1. Based on your experiences, which calculator would you say is the "best" one? The "worst" one? (Note: It’s possible for multiple calculators to tie for best or worst. This is purely subjective.) What are your reasons for your rankings? Also indicate if there is disagreement within the group about these answers.
2. Did any of the stress test results surprise you? What about them was surprising?

Conclusion.

Lab Write-Up Guidance.

• Title and Header.
  What is the title of the lab and who was in the lab group?
• Introduction.
  In your own words, what was the purpose of the lab activity? This should only take a few sentences for this lab.
• Procedure.
  This lab has you executing a number of calculations using different calculators.
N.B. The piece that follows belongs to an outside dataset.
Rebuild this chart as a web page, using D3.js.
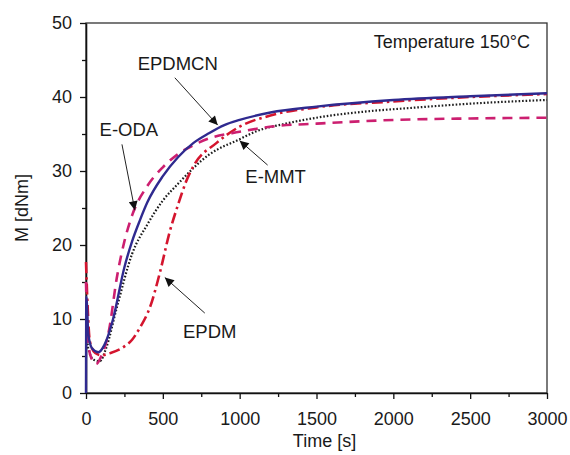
<!DOCTYPE html>
<html>
<head>
<meta charset="utf-8">
<script src="https://cdn.jsdelivr.net/npm/d3@7"></script>
<style>
  body { margin: 0; background: #fff; }
  text { font-family: "Liberation Sans", Arial, sans-serif; fill: #1a1a1a; }
</style>
</head>
<body>
<div id="chart"></div>
<script>
// curve data: [time s, torque dNm]
const epdmcn = [[0,0],[2,13],[15,8],[40,6],[80,5.5],[120,6.5],[175,9.9],[250,17],[300,20.5],[350,23.3],[400,25.8],[500,29.3],[600,31.9],[700,33.8],[800,35.1],[900,36.2],[1000,36.9],[1200,37.9],[1500,38.7],[2000,39.6],[2500,40.1],[3000,40.5]];
const eoda = [[0,15],[10,8],[30,5],[65,3.9],[100,5],[150,8.5],[200,15.5],[250,20.5],[300,24],[400,28],[500,30.5],[600,32.3],[700,33.5],[800,34.4],[1000,35.3],[1250,36.1],[1500,36.4],[2000,36.9],[2500,37.1],[3000,37.2]];
const emmt = [[0,10],[15,6],[50,4.5],[90,4.3],[130,6],[200,11.5],[300,18.8],[400,22.8],[500,26],[600,28.3],[800,32.2],[1000,34.3],[1100,35.3],[1300,36.4],[1500,37.2],[1800,38],[2100,38.5],[2500,39.1],[3000,39.6]];
const epdm = [[0,17.7],[10,12],[25,7],[60,5.4],[100,5.1],[160,5.4],[250,6.3],[300,7.2],[350,8.8],[420,11.8],[480,16.2],[545,21.8],[600,25.5],[650,28.5],[700,30.7],[850,33.8],[1000,36],[1200,37.5],[1500,38.6],[2000,39.4],[2500,40],[3000,40.4]];

const xTicks = [0, 500, 1000, 1500, 2000, 2500, 3000];
const yTicks = [0, 10, 20, 30, 40, 50];

// label text, label position [t, M], arrow start and arrow tip [t, M]
const labels = [
  {name: "EPDMCN", at: [597, 43.6], from: [578, 42.6], tip: [857, 36.2]},
  {name: "E-ODA", at: [279, 34.7], from: [234, 33.6], tip: [318, 24.7]},
  {name: "E-MMT", at: [1234, 28.4], from: [1182, 30.8], tip: [1000, 34.1]},
  {name: "EPDM", at: [805, 7.4], from: [773, 10.8], tip: [513, 15.6]}
];

const margin = {top: 23, right: 23, bottom: 62, left: 86},
      width = 570 - margin.left - margin.right,
      height = 455 - margin.top - margin.bottom;

const svg = d3.select("#chart").append("svg")
    .attr("width", 570).attr("height", 455)
    .append("g")
    .attr("transform", `translate(${margin.left},${margin.top})`);

const x = d3.scaleLinear().domain([0, 3000]).range([0, width]);
const y = d3.scaleLinear().domain([0, 50]).range([height, 0]);

svg.append("defs").append("marker")
    .attr("id", "arrow")
    .attr("viewBox", "0 0 10 10")
    .attr("refX", 10).attr("refY", 5)
    .attr("markerWidth", 12).attr("markerHeight", 9)
    .attr("markerUnits", "userSpaceOnUse")
    .attr("orient", "auto")
    .append("path").attr("d", "M0,0L10,5L0,10z").attr("fill", "#111");

// frame top/right
svg.append("rect")
    .attr("width", width).attr("height", height)
    .attr("fill", "none").attr("stroke", "#333").attr("stroke-width", 1.3);

// axes with minor ticks
svg.append("g").attr("transform", `translate(0,${height})`)
    .call(d3.axisBottom(x).tickValues(xTicks).tickSize(6).tickSizeOuter(0)
          .tickPadding(13).tickFormat(d3.format("d")));
svg.append("g").attr("transform", `translate(0,${height})`)
    .call(d3.axisBottom(x).tickValues(d3.range(250, 3000, 500)).tickSize(4).tickFormat(""))
    .select(".domain").remove();
svg.append("g")
    .call(d3.axisLeft(y).tickValues(yTicks).tickSize(6).tickSizeOuter(0).tickPadding(8));
svg.append("g")
    .call(d3.axisLeft(y).tickValues(d3.range(5, 50, 10)).tickSize(4).tickFormat(""))
    .select(".domain").remove();

svg.selectAll(".domain").attr("stroke", "#111").attr("stroke-width", 1.6);
svg.selectAll(".tick line").attr("stroke", "#111").attr("stroke-width", 1.3);
svg.selectAll(".tick text")
    .style("font-family", "Liberation Sans, Arial, sans-serif")
    .style("font-size", "18px").attr("fill", "#1a1a1a");

const line = d3.line()
    .x(d => x(d[0]))
    .y(d => y(d[1]))
    .curve(d3.curveMonotoneX);

const series = [
  {data: emmt, color: "#1c1c1c", width: 2.2, dash: "1.6,1.9"},
  {data: epdm, color: "#d4152e", width: 2.6, dash: "11,4,2.5,4"},
  {data: eoda, color: "#cc1f70", width: 2.6, dash: "10,7"},
  {data: epdmcn, color: "#2f2a8f", width: 2.4, dash: null}
];

series.forEach(s => {
  svg.append("path")
     .datum(s.data)
     .attr("d", line)
     .attr("fill", "none")
     .attr("stroke", s.color)
     .attr("stroke-width", s.width)
     .attr("stroke-dasharray", s.dash);
});

// annotations with arrows
labels.forEach(l => {
  svg.append("text")
     .attr("x", x(l.at[0])).attr("y", y(l.at[1]))
     .attr("text-anchor", "middle")
     .style("font-size", "18.5px")
     .text(l.name);
  svg.append("line")
     .attr("x1", x(l.from[0])).attr("y1", y(l.from[1]))
     .attr("x2", x(l.tip[0])).attr("y2", y(l.tip[1]))
     .attr("stroke", "#222").attr("stroke-width", 1)
     .attr("marker-end", "url(#arrow)");
});

svg.append("text")
   .attr("x", width - 17).attr("y", 25)
   .attr("text-anchor", "end")
   .style("font-size", "18px")
   .text("Temperature 150°C");

svg.append("text")
   .attr("x", width / 2 + 8).attr("y", height + 54)
   .attr("text-anchor", "middle")
   .style("font-size", "18px")
   .text("Time [s]");

svg.append("text")
   .attr("transform", "rotate(-90)")
   .attr("x", -185).attr("y", -58)
   .attr("text-anchor", "middle")
   .style("font-size", "18px")
   .text("M [dNm]");
</script>
</body>
</html>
Describe the various calculations that you did.
• Results and Data.
  You should have one table of information the describes the calculators. Then you should have another set of tables (one table for each calculation) where you indicate which calculators you used and the results of the calculations.
• Discussion.
  Answer the discussion questions. Be sure that you state the original question and organize it in a way that is easy to follow.
• Conclusion.
  Write a couple paragraphs about the lab. Did you find anything interesting or surprising? Did you learn anything new about calculators?